Doug Scott and Linda Blazek of Corvallis, Ore., purchased their second home in Steamboat Springs three years ago. They plan to retire here.
They have owned the townhome since 2002 and have visited numerous times. From their back deck, they can almost see the empty lot they purchased two years ago in the Longview Highland Subdivision, where they plan to build their retirement home.
Experts say baby boomers such as Scott and Blazek are the reason why second home sales hit another record in 2005. Such sales accounted for 40 percent of all residential transactions, according to a recent survey by the National Association of Realtors.
"(The baby boomers) are at the optimum point in life when people become interested in second homes," said David Lereah, chief economist with the National Association of Realtors. "They're at the peak of their earnings, interest rates remain historically low and boomers want to diversify investments."
Scott and Blazek work for Hewlett Packard in Corvallis.
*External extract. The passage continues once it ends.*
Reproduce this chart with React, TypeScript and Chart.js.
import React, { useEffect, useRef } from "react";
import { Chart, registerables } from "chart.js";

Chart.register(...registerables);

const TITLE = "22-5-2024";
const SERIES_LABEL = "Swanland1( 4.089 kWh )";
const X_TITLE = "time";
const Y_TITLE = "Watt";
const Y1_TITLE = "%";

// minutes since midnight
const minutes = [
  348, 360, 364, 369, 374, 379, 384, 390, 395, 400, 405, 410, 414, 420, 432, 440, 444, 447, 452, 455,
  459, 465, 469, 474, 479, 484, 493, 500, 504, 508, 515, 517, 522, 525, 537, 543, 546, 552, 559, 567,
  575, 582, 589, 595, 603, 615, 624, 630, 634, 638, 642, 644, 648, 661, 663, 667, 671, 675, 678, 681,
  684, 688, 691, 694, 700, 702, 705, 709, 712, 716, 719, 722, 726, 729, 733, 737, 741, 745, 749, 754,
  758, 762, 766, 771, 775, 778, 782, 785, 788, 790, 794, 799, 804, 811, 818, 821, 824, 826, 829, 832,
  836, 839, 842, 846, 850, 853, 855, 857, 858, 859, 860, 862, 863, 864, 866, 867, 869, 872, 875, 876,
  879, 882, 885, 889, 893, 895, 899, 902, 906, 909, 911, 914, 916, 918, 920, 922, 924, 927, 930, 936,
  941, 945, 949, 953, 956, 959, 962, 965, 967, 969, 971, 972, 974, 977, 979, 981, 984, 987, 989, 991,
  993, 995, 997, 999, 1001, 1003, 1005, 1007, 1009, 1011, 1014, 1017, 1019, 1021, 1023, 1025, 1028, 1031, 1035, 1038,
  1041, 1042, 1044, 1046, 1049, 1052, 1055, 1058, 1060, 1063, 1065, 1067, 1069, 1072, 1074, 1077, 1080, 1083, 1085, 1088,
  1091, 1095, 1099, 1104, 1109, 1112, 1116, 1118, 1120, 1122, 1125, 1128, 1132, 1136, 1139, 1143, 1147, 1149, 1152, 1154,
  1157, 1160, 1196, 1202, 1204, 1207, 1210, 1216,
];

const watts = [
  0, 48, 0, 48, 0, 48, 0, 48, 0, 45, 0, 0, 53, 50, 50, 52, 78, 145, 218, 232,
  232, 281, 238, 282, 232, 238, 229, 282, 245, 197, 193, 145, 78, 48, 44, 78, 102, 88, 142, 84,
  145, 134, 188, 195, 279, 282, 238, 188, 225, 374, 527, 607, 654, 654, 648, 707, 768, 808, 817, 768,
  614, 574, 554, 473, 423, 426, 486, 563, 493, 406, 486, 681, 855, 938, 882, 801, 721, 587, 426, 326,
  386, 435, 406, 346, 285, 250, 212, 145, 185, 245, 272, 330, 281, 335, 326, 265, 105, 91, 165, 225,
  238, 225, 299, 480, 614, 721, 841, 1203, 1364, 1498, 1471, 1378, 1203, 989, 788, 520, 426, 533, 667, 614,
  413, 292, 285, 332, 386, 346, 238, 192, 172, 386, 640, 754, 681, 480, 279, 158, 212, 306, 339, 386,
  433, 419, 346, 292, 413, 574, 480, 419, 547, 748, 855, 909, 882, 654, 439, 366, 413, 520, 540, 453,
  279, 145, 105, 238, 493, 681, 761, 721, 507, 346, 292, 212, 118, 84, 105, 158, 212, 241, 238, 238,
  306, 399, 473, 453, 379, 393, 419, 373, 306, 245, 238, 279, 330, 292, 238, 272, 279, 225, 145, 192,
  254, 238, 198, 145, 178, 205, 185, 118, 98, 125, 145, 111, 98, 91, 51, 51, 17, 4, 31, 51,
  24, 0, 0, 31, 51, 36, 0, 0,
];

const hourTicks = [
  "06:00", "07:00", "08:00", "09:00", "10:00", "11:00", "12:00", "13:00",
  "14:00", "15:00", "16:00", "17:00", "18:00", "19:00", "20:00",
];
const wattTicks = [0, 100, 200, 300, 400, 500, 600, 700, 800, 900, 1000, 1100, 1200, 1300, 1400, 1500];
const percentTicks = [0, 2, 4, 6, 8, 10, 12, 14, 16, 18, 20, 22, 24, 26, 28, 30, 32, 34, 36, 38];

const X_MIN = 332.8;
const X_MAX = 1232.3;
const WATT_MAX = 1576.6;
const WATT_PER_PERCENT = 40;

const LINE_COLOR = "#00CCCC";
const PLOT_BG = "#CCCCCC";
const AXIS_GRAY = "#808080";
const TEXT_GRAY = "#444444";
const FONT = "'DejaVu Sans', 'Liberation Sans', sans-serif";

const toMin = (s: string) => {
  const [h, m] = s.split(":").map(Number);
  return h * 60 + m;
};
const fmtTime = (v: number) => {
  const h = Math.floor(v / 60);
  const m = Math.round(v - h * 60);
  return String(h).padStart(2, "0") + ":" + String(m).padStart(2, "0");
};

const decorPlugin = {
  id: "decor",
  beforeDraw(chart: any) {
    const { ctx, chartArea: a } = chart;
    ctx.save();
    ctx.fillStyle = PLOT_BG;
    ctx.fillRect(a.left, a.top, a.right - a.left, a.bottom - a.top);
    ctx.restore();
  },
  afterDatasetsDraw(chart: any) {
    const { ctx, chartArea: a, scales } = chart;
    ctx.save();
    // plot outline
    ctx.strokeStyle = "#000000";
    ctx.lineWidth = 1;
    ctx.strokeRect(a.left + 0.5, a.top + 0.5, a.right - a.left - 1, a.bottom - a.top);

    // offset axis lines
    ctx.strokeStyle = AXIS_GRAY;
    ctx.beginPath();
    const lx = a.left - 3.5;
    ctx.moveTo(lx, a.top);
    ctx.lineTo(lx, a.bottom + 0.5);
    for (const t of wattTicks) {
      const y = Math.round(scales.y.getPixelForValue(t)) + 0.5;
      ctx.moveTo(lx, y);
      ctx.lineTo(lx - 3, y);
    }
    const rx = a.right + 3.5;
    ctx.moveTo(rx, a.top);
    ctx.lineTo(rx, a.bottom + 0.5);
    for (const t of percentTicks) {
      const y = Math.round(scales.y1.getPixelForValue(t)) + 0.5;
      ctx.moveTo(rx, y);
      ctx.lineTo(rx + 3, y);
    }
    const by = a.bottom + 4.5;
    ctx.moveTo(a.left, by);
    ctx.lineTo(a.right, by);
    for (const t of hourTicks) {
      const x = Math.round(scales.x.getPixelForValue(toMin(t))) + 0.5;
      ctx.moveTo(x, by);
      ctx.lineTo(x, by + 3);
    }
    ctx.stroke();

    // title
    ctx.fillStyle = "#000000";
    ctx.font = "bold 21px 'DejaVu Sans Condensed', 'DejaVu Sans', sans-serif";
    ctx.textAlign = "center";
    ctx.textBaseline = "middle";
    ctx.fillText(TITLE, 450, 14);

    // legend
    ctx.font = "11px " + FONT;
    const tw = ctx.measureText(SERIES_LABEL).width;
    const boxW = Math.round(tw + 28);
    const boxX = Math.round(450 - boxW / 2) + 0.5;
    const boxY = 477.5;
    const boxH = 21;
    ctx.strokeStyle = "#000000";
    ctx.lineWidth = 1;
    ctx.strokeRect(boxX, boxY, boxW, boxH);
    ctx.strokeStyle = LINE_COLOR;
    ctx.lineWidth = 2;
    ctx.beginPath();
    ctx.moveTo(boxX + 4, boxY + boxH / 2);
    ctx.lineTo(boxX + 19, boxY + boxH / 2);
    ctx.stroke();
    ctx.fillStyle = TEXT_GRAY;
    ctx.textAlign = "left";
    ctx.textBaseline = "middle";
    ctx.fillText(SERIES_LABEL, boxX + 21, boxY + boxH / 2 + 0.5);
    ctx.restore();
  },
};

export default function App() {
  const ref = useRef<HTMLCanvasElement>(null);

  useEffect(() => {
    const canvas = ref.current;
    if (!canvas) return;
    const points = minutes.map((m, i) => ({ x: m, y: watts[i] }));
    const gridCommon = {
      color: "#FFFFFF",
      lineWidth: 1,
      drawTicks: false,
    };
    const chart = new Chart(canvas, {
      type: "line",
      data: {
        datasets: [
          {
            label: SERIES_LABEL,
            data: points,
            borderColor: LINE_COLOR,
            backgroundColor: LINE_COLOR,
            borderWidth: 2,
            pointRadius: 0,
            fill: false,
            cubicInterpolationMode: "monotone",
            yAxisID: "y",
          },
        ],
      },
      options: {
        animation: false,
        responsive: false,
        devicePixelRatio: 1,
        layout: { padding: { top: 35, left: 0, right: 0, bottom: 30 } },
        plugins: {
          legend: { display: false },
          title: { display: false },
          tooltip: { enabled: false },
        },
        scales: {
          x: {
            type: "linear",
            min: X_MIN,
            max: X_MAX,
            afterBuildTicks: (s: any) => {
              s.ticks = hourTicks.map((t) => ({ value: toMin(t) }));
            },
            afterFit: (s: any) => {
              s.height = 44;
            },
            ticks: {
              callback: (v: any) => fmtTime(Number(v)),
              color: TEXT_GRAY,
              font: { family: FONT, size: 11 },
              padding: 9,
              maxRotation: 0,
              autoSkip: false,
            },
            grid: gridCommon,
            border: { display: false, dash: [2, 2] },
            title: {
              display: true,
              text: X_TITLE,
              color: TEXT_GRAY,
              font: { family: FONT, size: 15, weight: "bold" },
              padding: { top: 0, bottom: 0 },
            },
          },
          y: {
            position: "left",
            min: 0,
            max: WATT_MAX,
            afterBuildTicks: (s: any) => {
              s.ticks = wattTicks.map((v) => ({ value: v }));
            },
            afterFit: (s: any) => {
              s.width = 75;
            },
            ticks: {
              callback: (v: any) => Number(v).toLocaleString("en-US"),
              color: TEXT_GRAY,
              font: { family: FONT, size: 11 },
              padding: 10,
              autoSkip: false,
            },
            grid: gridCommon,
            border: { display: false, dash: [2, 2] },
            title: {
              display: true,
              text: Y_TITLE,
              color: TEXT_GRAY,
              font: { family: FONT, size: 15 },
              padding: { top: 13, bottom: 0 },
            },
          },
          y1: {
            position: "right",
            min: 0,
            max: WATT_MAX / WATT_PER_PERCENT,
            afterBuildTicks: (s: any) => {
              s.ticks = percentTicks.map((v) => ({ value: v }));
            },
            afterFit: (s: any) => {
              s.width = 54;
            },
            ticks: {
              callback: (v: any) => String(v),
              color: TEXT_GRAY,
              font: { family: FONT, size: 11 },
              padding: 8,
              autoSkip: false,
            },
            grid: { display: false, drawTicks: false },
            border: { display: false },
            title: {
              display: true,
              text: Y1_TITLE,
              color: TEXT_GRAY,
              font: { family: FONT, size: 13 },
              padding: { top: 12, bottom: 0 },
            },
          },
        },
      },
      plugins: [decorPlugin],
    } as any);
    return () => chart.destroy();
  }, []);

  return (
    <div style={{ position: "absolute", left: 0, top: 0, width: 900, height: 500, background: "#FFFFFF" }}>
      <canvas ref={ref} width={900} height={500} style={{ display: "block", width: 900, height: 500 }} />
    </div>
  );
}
Since December, they have been telecommuting from their three-bedroom Mountain Vista townhome.
Their financial adviser told them about five years ago to decide where they wanted to retire and to get in the market.
"We bought (the townhome) on that advice," Blazek said.
"If we didn't have the (Longview Highland) lot now, we wouldn't be able to buy that land," Scott said.
They hope to start building within the next year.
They first came to Steam--boat in 1976 and once owned a timeshare here. When it came time to think about retirement, the choice was simple.
"We never go to vacation in Florida," Blazek said. "We always go to Steamboat."
Blazek and Scott planned ahead and purchased their second home with hopes of eventually moving to Steamboat.
"The majority of the buyers I'm working with are exactly that -- purchasing now with plans of moving here permanently in 5 to 10 years," said Dennis O'Connor, broker-owner with Lincoln Avenue Realty and president of the Steamboat Springs Board of Realtors.
The NAR survey showed that 27.7 percent of homes purchased nationwide were for investment and 12.2 percent were vacation homes. Second-home sales were up 16 percent from 2004.
More than three-fourths of vacation-home buyers do not intend to rent their property and 21 percent said it would a primary residence once they retired.
O'Connor said 65 percent of his clients are baby boomers looking for a second home. Boomers range in age from 42 to 60.
"The second homes come into play even as their children are in college," O'Connor said.
Many people are looking for a place to spend time with family while making a good investment, O'Connor said.
"Those who don't have a number of holdings are looking to diversify their portfolio and make sure real estate is a key component in that," he said.